The Black Pages began as a different kind of challenge.
After spending time with longer-form ideas and more immersive storytelling projects, I found myself drawn to something smaller, sharper, and more contained. I wanted to see how much atmosphere, character, dread, and emotional weight could be carried inside a very limited space. Not a full novel. Not even a long short story. Just a handful of pages. A brief descent. A dark little world that opens, wounds, and closes before it has time to explain itself away.
That became the foundation of The Black Pages: a series of compact flash fiction collections, each one built around a different genre, but all connected by horror, tension, and shadow.
Flash fiction is deceptively difficult. With such a restricted word count, there is very little room to hide. Every sentence has to earn its place. Every image, every character detail, every moment of unease has to contribute to the whole. There is no space for long explanations or slow detours. The story has to arrive quickly, create a world almost immediately, and still leave the reader with the feeling that something larger exists beyond the final line.
That is what I enjoy most about the form.
Writing flash fiction feels like opening a door for only a few seconds and letting the reader glimpse something terrible on the other side. The world has to feel real, even if it is only briefly visited. The characters have to feel human, even if we meet them at the worst moment of their lives. The horror has to land quickly, but it still needs atmosphere, texture, and consequence. A successful flash story should feel complete, but not small. It should suggest depth beyond its edges.
With The Black Pages, I wanted each volume to feel like a curated set of dark fragments. Five stories. Five self-contained experiences. Each one designed to be read in a single sitting, but remembered long after. Some are bleak. Some are brutal. Some are strange, quiet, or sorrowful. All of them are intended to leave a mark.

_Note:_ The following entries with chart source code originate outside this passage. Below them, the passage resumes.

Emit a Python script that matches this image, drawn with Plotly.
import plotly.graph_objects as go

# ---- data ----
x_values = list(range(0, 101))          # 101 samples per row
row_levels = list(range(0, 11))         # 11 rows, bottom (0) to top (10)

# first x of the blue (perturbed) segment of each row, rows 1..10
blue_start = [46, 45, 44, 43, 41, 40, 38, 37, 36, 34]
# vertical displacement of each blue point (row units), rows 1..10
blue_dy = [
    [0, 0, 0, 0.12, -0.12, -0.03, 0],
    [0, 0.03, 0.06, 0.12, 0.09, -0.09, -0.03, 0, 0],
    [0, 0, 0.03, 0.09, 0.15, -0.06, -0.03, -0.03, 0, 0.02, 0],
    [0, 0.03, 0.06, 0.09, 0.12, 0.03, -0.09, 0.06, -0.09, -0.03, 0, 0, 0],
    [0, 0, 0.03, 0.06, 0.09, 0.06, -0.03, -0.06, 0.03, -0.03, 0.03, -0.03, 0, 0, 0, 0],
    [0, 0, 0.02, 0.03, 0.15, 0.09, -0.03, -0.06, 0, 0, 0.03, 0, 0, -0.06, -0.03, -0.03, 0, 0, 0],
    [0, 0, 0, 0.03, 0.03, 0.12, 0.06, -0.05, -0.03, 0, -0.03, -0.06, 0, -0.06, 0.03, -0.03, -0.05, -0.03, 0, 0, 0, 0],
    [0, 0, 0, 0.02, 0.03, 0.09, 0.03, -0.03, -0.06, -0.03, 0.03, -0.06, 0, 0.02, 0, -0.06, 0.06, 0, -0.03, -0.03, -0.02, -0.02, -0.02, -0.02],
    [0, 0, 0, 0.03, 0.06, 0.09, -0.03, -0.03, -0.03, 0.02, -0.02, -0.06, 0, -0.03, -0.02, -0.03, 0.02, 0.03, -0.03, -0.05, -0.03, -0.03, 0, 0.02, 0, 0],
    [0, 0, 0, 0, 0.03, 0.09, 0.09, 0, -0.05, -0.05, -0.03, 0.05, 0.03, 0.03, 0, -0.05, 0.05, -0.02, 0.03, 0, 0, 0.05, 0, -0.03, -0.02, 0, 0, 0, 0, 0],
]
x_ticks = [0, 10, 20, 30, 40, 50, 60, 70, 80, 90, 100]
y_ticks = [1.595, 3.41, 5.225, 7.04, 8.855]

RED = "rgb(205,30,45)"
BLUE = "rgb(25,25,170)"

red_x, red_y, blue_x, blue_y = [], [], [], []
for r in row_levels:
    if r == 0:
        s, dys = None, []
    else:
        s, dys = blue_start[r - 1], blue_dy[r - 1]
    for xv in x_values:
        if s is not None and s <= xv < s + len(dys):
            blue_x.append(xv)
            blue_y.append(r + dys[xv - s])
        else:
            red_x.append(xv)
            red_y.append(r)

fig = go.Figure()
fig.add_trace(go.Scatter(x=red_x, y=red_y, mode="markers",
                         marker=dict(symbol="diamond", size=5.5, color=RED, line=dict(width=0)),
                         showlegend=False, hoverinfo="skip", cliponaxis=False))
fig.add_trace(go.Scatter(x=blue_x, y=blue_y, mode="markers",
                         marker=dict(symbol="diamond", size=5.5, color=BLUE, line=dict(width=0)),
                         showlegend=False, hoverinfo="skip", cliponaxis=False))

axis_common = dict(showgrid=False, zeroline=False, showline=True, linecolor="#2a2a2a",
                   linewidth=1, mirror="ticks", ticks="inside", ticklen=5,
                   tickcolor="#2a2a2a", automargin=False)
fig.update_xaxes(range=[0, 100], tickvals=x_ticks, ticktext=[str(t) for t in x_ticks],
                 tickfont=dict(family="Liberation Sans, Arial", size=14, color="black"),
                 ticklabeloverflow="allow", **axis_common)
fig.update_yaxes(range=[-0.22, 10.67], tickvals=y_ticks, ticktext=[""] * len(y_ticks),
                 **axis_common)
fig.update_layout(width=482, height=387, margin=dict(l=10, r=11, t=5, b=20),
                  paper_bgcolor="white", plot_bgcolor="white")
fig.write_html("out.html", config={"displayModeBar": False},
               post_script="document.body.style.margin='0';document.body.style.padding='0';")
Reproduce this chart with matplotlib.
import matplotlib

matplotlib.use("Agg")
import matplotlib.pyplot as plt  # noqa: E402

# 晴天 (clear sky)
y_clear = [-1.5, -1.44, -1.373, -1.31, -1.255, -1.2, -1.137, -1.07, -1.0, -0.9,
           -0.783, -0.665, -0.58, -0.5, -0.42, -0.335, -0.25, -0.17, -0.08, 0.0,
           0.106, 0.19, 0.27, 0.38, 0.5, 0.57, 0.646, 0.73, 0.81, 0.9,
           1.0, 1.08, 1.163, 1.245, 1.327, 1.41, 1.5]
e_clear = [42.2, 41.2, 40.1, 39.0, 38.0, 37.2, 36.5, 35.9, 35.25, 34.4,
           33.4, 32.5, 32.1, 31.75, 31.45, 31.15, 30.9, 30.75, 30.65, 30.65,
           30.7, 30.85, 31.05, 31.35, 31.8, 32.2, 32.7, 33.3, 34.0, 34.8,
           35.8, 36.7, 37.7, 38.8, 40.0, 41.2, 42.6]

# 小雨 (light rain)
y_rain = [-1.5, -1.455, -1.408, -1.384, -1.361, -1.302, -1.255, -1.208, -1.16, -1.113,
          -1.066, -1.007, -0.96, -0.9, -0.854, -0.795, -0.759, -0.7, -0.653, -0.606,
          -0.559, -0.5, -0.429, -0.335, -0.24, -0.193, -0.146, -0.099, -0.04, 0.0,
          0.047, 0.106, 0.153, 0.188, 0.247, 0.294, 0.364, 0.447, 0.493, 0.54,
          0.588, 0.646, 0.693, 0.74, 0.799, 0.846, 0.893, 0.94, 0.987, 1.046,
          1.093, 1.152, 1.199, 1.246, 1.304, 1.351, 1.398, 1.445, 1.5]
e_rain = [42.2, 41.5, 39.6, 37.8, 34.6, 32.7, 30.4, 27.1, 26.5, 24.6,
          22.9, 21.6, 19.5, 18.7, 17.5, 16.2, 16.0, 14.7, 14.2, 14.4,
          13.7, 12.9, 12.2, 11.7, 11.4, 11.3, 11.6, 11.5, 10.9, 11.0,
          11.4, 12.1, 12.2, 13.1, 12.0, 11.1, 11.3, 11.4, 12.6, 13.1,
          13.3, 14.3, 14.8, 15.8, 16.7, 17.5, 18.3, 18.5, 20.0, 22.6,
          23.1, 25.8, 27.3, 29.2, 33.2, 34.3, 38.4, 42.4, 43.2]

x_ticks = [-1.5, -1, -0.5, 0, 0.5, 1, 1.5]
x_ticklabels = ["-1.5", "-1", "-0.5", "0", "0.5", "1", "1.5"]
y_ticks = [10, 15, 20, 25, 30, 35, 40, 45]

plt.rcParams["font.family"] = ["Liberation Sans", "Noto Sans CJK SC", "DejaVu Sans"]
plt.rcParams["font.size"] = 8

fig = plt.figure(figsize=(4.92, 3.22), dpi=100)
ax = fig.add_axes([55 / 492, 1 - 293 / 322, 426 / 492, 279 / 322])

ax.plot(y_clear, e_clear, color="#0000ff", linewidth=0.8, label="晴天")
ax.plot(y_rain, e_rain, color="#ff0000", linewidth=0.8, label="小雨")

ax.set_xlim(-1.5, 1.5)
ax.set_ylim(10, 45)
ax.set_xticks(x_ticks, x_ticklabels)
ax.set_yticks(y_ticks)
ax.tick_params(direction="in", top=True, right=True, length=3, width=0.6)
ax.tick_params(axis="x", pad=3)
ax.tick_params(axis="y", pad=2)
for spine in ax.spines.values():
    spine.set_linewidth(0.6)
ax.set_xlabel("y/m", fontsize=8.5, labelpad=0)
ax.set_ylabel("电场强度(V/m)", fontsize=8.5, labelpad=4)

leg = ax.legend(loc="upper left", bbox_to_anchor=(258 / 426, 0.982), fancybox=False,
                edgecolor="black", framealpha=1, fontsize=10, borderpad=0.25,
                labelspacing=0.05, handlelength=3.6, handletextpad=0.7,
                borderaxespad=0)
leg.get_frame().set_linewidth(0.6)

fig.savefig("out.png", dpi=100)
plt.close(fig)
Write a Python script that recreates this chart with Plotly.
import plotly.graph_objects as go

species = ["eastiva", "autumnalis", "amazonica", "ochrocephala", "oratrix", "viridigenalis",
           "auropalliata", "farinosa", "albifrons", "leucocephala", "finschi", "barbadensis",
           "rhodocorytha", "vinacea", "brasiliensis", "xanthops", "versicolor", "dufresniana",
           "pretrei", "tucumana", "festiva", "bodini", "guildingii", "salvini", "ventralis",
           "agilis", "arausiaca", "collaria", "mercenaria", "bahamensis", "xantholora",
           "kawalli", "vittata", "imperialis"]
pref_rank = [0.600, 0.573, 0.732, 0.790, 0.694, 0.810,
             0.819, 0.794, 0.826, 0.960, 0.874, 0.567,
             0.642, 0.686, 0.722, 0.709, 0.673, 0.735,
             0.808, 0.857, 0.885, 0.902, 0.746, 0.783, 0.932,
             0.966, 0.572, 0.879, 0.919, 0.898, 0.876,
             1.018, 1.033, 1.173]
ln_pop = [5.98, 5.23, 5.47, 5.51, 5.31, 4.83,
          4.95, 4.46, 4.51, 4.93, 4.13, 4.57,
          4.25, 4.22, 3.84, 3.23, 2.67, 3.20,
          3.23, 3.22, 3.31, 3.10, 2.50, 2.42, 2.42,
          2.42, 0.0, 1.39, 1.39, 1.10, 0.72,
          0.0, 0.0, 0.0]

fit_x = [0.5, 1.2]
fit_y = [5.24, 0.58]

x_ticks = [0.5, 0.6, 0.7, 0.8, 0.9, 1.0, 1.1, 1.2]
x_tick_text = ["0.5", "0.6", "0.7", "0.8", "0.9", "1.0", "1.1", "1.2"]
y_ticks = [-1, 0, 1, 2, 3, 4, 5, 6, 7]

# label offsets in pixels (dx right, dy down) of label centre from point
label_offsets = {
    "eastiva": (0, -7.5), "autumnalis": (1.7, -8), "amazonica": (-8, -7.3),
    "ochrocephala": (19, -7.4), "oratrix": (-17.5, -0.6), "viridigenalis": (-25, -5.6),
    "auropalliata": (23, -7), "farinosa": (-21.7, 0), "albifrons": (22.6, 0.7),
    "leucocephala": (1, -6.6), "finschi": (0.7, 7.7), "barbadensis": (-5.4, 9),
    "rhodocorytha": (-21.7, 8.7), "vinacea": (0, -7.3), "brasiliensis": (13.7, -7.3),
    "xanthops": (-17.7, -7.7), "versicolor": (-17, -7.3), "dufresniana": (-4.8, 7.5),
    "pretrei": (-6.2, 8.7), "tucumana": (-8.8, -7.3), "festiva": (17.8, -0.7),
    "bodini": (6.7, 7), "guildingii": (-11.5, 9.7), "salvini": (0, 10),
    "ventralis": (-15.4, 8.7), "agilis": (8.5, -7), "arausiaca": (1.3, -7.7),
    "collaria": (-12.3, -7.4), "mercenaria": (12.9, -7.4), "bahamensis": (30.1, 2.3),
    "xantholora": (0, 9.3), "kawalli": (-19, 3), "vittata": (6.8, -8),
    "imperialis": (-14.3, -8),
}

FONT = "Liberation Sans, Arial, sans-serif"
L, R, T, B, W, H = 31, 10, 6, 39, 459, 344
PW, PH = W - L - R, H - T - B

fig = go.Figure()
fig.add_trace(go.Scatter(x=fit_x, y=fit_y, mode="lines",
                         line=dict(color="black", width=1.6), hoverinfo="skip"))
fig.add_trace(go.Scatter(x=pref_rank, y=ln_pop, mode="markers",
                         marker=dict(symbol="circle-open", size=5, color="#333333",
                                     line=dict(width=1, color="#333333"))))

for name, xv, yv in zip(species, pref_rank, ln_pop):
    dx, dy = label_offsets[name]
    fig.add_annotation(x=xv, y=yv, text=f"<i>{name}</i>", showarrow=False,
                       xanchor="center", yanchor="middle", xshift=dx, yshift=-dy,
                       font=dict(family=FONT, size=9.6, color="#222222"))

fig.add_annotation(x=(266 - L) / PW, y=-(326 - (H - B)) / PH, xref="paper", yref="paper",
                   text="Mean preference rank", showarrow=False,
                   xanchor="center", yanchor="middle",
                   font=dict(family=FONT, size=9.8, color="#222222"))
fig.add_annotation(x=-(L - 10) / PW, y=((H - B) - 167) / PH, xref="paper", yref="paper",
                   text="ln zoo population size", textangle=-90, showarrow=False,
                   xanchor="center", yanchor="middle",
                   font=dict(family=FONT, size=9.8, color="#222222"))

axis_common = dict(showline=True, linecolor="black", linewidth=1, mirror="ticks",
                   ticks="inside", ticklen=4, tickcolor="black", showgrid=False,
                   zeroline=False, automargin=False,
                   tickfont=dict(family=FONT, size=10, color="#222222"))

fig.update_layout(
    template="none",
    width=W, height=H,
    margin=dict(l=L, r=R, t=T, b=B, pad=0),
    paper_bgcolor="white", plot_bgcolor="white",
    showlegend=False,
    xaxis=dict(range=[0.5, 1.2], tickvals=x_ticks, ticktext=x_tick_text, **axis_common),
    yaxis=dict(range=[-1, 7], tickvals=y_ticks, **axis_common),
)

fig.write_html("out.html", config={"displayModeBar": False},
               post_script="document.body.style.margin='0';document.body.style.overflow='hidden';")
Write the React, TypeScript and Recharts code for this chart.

The project also gives me the chance to explore different genres through the same dark lens. Across the planned collections, The Black Pages will move through Dark Fantasy, Dystopian Cyberpunk, Fallen Faith, Gothic Horror, Science Fiction, Steampunk, Time Travel, and Zombie Apocalypse. Each genre brings its own language, imagery, fears, and possibilities, but the heart of the project remains the same: short, atmospheric stories about people standing close to darkness.
For me, the reward lies in building these small pocket worlds. A cursed kingdom glimpsed at the moment of collapse. A neon city where bodies and memories are bought and sold. A broken faith haunted by the things it once worshipped. A gothic house that remembers too much. A future where technology fails to save the soul. Each story is brief by design, but the aim is always to make it feel as though the reader has stepped into something much larger.
The Black Pages is a place for dark ideas in their sharpest form.
Brief stories. Dark worlds. Lingering scars.